Two of the three judges in the Pensacola ruling, Charles Ashley Royal and Kevin Newsom, said their decision was guided by a 1983 precedent in the nearly identical case of ACLU v. Rabun County that should be revisited and reversed.
“There is no injury, no harm, and no standing to support jurisdiction in this case, but there is an Eleventh Circuit rule that directs us to affirm the district court based on this flawed precedent,” Royal wrote in his concurrence in the Pensacola ruling. “Rabun County needs to be reversed, and this Court needs to devise a practical standing analysis.”
First Liberty Institute and Jones Day are supporting the American Legion in the Bladensburg cross case.

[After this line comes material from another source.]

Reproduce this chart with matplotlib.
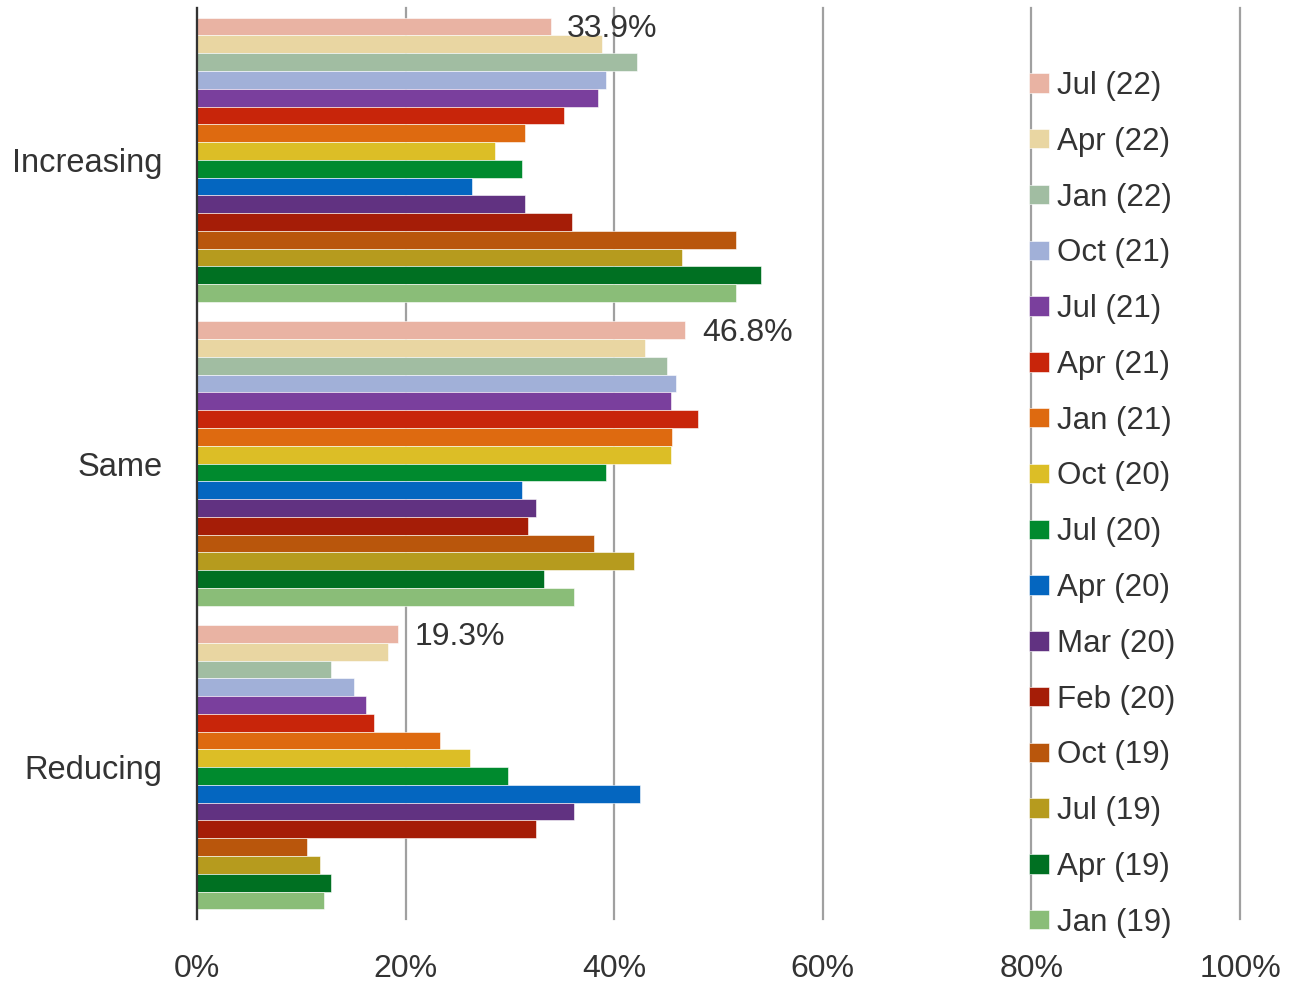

“The Supreme Court is the last hope for preserving the 90-year-old Bladensburg WWI Veterans Memorial,” First Liberty CEO Kelly Shackelford said in his latest press release on the case. “We are eager to present oral argument to the Court … explaining why the law must honor the way mothers chose to remember the service and sacrifice of the sons they lost in the defense of freedom during World War I.”

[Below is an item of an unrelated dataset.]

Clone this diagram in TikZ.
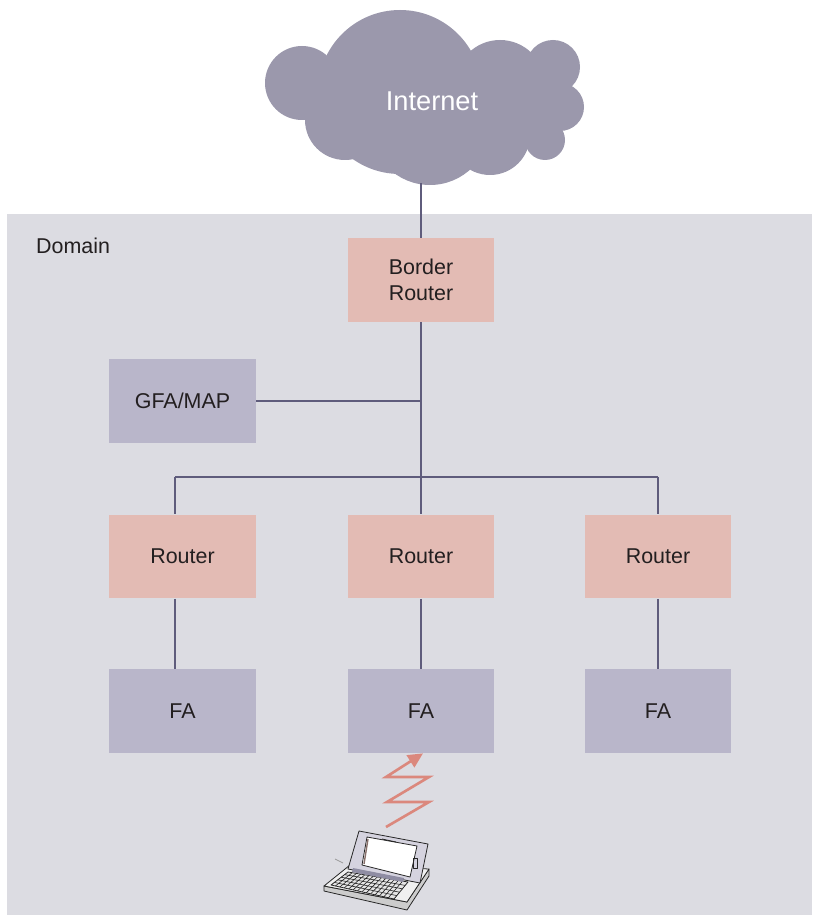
\documentclass[tikz,border=0pt]{standalone}
\usepackage{fontspec}
\setmainfont{Liberation Sans}
\usetikzlibrary{calc,arrows.meta}
\definecolor{domainbg}{RGB}{220,220,226}
\definecolor{routerpink}{RGB}{227,187,180}
\definecolor{agentgray}{RGB}{185,182,202}
\definecolor{cloudgray}{RGB}{155,152,172}
\definecolor{linkcol}{RGB}{95,92,124}
\definecolor{radiocol}{RGB}{219,136,125}
\definecolor{inkcol}{RGB}{35,31,32}
\begin{document}
\begin{tikzpicture}[x=0.02cm,y=-0.02cm,
  box/.style={minimum width=2.94cm,minimum height=1.68cm,inner sep=0pt,align=center,
    text=inkcol,font=\fontsize{12.2}{14.5}\selectfont},
  router/.style={box,fill=routerpink},
  agent/.style={box,fill=agentgray},
  link/.style={draw=linkcol,line width=0.6pt}]
\useasboundingbox (0,0) rectangle (812,915);
% domain background
\fill[domainbg] (7,214) rectangle (812,915);
\node[anchor=west,text=inkcol,font=\fontsize{12.2}{14.5}\selectfont] (domain) at (30,246) {Domain};
% cloud made of overlapping circles
\foreach \cx/\cy/\r in {302/83/37,400/92/82,500/85/45,553/67/27,560/107/24,545/140/20,
  430/125/60,345/120/40,490/135/40,520/110/35}
  \fill[cloudgray] (\cx,\cy) circle[radius=\r*0.02cm];
\node[text=white,font=\fontsize{15.5}{18}\selectfont] (internet) at (432,101) {Internet};
\coordinate (cloudfoot) at (421,183);
% routers and agents
\node[router] (border) at (421,280) {Border\\Router};
\node[agent] (gfa) at (182.5,401) {GFA/MAP};
\node[router] (routerL) at (182.5,556.5) {Router};
\node[router] (routerM) at (421,556.5) {Router};
\node[router] (routerR) at (658,556.5) {Router};
\node[agent] (faL) at (182.5,711) {FA};
\node[agent] (faM) at (421,711) {FA};
\node[agent] (faR) at (658,711) {FA};
% links
\coordinate (busL) at (175,477);
\coordinate (busM) at (421,477);
\coordinate (busR) at (658,477);
\draw[link] (cloudfoot) -- (border.north);
\draw[link] (border.south) -- (busM);
\draw[link] (gfa.east) -- (gfa.east -| border.south);
\draw[link] (busL) -- (busR);
\draw[link] (busL) -- (busL |- routerL.north);
\draw[link] (busM) -- (routerM.north);
\draw[link] (busR) -- (routerR.north);
\draw[link] (busL |- routerL.south) -- (busL |- faL.north);
\draw[link] (routerM.south) -- (faM.north);
\draw[link] (routerR.south) -- (faR.north);
% radio link
\coordinate (radio) at (386,827);
\draw[radiocol,line width=1.5pt,-{Triangle[length=8.5pt,width=8pt]}]
  (radio) -- (429,802) -- (387,802) -- (429,777) -- (386,777) -- ($(faM.south)+(2,0)$);
% laptop
\begin{scope}[draw=black!85,line width=0.45pt,line join=round]
  \coordinate (dA) at (324,886); \coordinate (dB) at (350,865);
  \coordinate (dC) at (429,869); \coordinate (dD) at (407,902);
  \filldraw[fill=black!20] (dA) -- (dD) -- (dC) -- ++(0,7) -- ($(dD)+(0,8)$) -- ($(dA)+(0,5)$) -- cycle;
  \filldraw[fill=black!6] (dA) -- (dB) -- (dC) -- (dD) -- cycle;
  % keyboard
  \coordinate (k1) at (331,885); \coordinate (k2) at (348,872);
  \coordinate (k3) at (408,882); \coordinate (k4) at (394,899);
  \filldraw[fill=black!10] (k1) -- (k2) -- (k3) -- (k4) -- cycle;
  \foreach \t in {0.2,0.4,0.6,0.8}
    \draw[line width=0.35pt] ($(k1)!\t!(k2)$) -- ($(k4)!\t!(k3)$);
  \foreach \t in {0.07,0.14,...,0.95}
    \draw[line width=0.35pt] ($(k1)!\t!(k4)$) -- ($(k2)!\t!(k3)$);
  % lid
  \filldraw[fill=agentgray!60] (348,869) -- (359,831) -- (428,844) -- (420,883) -- cycle;
  \filldraw[fill=white] (367,837) -- (417,846) -- (410,877) -- (362,865) -- cycle;
  \draw[routerpink!60!black,line width=0.8pt] (368,839) -- (364,864);
  \fill[linkcol!70] (353,868) -- (404,878) -- (403,882) -- (352,872) -- cycle;
  \draw (382,839) -- (396,842);
  \draw (413,858) rectangle (417,868);
\end{scope}
\draw[black!40,line width=0.5pt] (335,859) -- (343,863);
\end{tikzpicture}
\end{document}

The memorial honors by name 49 soldiers who died in WWI and was initiated in 1919 by their grieving mothers. The names of the dead are engraved at the foot of the cross, with the inscription, “This Memorial Cross Dedicated To The Heroes of Prince George’s County Who Gave Their Lives In The Great War For The Liberty Of The World,” according to First Liberty. The cross stood unchallenged for 90 years prior to the AHA’s objection in 2014.
The high court has set aside 70 minutes to hear arguments in the case, the Daily Herald of Frederick, Md., reported, compared to an established practice of setting aside an hour for such matters.